9. Purdue (6-6, 4-4): Despite some tense moments in Bloomington, Purdue found a way to regain the Old Oaken Bucket and become bowl eligible for the first time since 2007. The Boilers went .500 in Big Ten play for the second time under Danny Hope and should land in one of the Big Ten's final two bowl tie-ins (TicketCity or Little Caesars Pizza). Running back Ralph Bolden (54 rush yards, 63 receiving yards) had a nice day and Purdue's balanced offense racked up 27 first downs and 508 total yards.

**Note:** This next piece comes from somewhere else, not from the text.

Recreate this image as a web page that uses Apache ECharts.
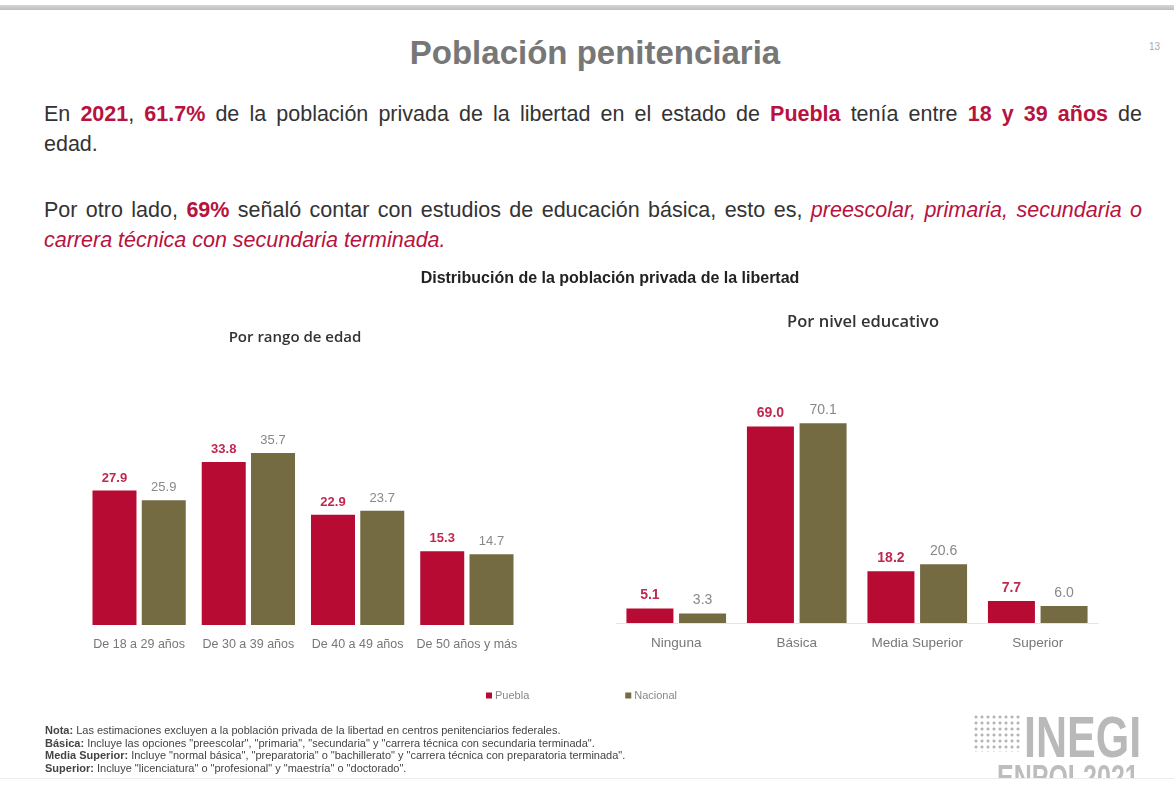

10. Minnesota (3-9, 2-6): If only Minnesota could play Illinois or Iowa every week. For the second consecutive season the Gophers recorded their only Big Ten victories against the Fighting Illini and Hawkeyes, finishing 3-9. Quarterback MarQueis Gray raised hope for the future with a superb performance in the regular-season finale, and Minnesota's energized defense shut down an anemic Illinois offense. Year 1 of the Jerry Kill era was tough both on and off the field, but better days could be ahead.
11. Illinois (6-6, 2-6): Ron Zook's fate likely had been sealed before kickoff Saturday, but an uninspired performance by the Fighting Illini made the decision easy. Illinois made history by winning its first six games for the first time since 1951 and made more history by becoming the first FBS team to drop its final six games after starting 6-0. A once potent offense has completely fallen apart. Illinois now awaits its bowl destination as AD Mike Thomas begins looking for Zook's replacement.
12. Indiana (1-11, 0-8): A difficult season mercifully ended Saturday as Indiana saw two leads disappear as Purdue took control in the Bucket game. Kevin Wilson finishes his first season as coach with just one win and none against FBS competition. There's clearly a lot of work to do, especially on defense, but the good news is Indiana played more young players than any team in America and should reap the benefits in 2012.